Fresca está en la memoria del actor Arístides Vargas, fundador y director del grupo teatral Malayerba, el día en que su hija Elena dio sus primeros pasos.

“Ella aprendió a caminar en un escenario en Tulcán cuando hacíamos una función sobre Robinson Crusoe”, dice. El hecho ocurrió cuando Elena tenía un año y dos meses.

Agrega que desde pequeña la llevaban de gira y dormía (durante las funciones) a un costado del escenario. Por eso no le parece extraño que haya seguido la senda artística.
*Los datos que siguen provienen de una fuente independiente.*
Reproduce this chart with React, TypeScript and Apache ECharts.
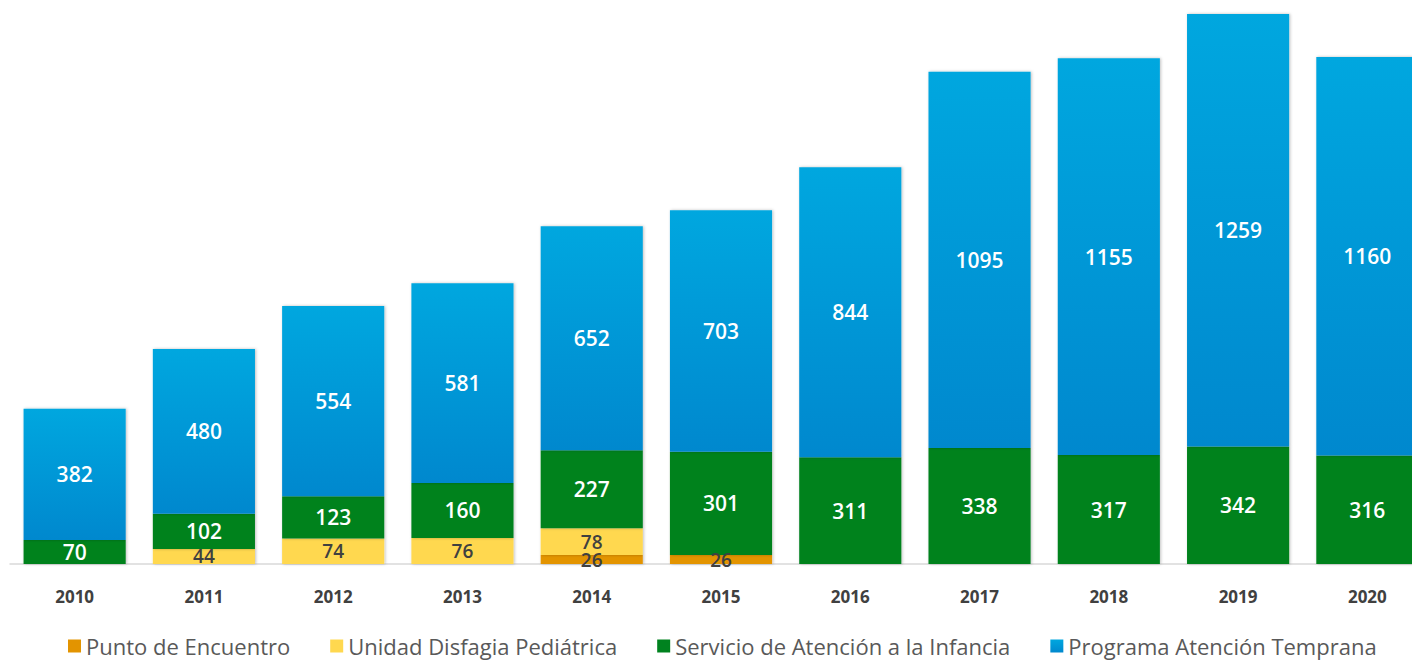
import React, { useEffect, useRef } from "react";
import * as echarts from "echarts";

const years = ["2010", "2011", "2012", "2013", "2014", "2015", "2016", "2017", "2018", "2019", "2020"];
const puntoEncuentro = [0, 0, 0, 0, 26, 26, 0, 0, 0, 0, 0];
const unidadDisfagia = [0, 44, 74, 76, 78, 0, 0, 0, 0, 0, 0];
const servicioInfancia = [70, 102, 123, 160, 227, 301, 311, 338, 317, 342, 316];
const programaTemprana = [382, 480, 554, 581, 652, 703, 844, 1095, 1155, 1259, 1160];

const FONT = "'Open Sans', 'Noto Sans', sans-serif";

const toData = (arr: number[]) => arr.map((v) => (v === 0 ? null : v));

export default function App() {
  const ref = useRef<HTMLDivElement>(null);
  useEffect(() => {
    if (!ref.current) return;
    const chart = echarts.init(ref.current, null, { renderer: "svg" });
    const shadow = {
      shadowColor: "rgba(0,0,0,0.25)",
      shadowBlur: 3,
      shadowOffsetX: 1,
      shadowOffsetY: 0,
    };
    const mkSeries = (name: string, data: number[], color: any, labelColor: string, size = 21) => ({
      name,
      type: "bar",
      stack: "total",
      barCategoryGap: "21%",
      data: toData(data),
      itemStyle: { color, ...shadow },
      label: {
        show: true,
        position: "inside",
        color: labelColor,
        fontFamily: FONT,
        fontSize: size,
        fontWeight: 600,
      },
    });
    chart.setOption({
      animation: false,
      backgroundColor: "#ffffff",
      textStyle: { fontFamily: FONT },
      grid: {
        left: 10,
        right: -20,
        top: 14,
        bottom: 96,
        containLabel: false,
        outerBoundsMode: "none",
      },
      legend: {
        bottom: 3,
        left: 63,
        padding: [5, 5, 0, 5],
        icon: "rect",
        itemWidth: 13,
        itemHeight: 13,
        itemGap: 40,
        textStyle: { fontFamily: FONT, fontSize: 22, color: "#595959" },
        data: [
          "Punto de Encuentro",
          "Unidad Disfagia Pediátrica",
          "Servicio de Atención a la Infancia",
          "Programa Atención Temprana",
        ],
      },
      xAxis: {
        type: "category",
        data: years,
        axisLine: { lineStyle: { color: "#D9D9D9", width: 1.5 } },
        axisTick: { show: false },
        axisLabel: {
          color: "#404040",
          fontFamily: FONT,
          fontSize: 17,
          fontWeight: "bold",
          margin: 24,
        },
      },
      yAxis: {
        type: "value",
        min: 0,
        max: 1601,
        show: false,
        splitLine: { show: false },
      },
      series: [
        mkSeries("Punto de Encuentro", puntoEncuentro, "#E39400", "#404040", 19),
        mkSeries("Unidad Disfagia Pediátrica", unidadDisfagia, "#FFD84F", "#404040", 19),
        mkSeries("Servicio de Atención a la Infancia", servicioInfancia, "#00821F", "#ffffff"),
        mkSeries(
          "Programa Atención Temprana",
          programaTemprana,
          new echarts.graphic.LinearGradient(0, 0, 0, 1, [
            { offset: 0, color: "#00A7DF" },
            { offset: 1, color: "#0088CE" },
          ]),
          "#ffffff"
        ),
      ],
    });
    return () => chart.dispose();
  }, []);
  return (
    <div
      ref={ref}
      style={{ position: "absolute", left: 0, top: 0, width: 1412, height: 660 }}
    />
  );
}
Elena se especializó en música en Ecuador y España. Actualmente es una de las estudiantes de actuación precisamente en la Casa Malayerba, por lo que aún no se considera una actriz. Y esta experiencia como alumna es difícil, precisa, pues involucra las emociones.

Ha puesto en escena dos obras teatrales que han contado con el apoyo de su padre en la elaboración de textos. Colabora como luminotécnica en las obras que monta Malayerba, por lo que ella considera que “es el trabajo más tenso entre nosotros”.

“Es muy diferente dirigir a tu hija que dirigir a una actriz porque los antecedentes emocionales siempre pueden estar en un primer plano y confundir los ámbitos de padre-hija y de director-actriz”, reflexiona Arístides. Menciona, no obstante, que eso se supera cuando el trabajo artístico se impone.

Venancio y Manuel. La música, una grata profesión.
Los músicos Venancio y Manuel Larrea, padre e hijo, aseguran haber heredado su talento de Federico Larrea, quien fue el progenitor del primero.

“Pienso que es necesario fomentar el talento a medida que el que lo posee va creciendo”, dice Venancio. Mientras que su hijo cree que quien tiene una habilidad debe desarrollarla, “pero que no llegue a decepcionarse del medio, lo que detiene a seguir la carrera”.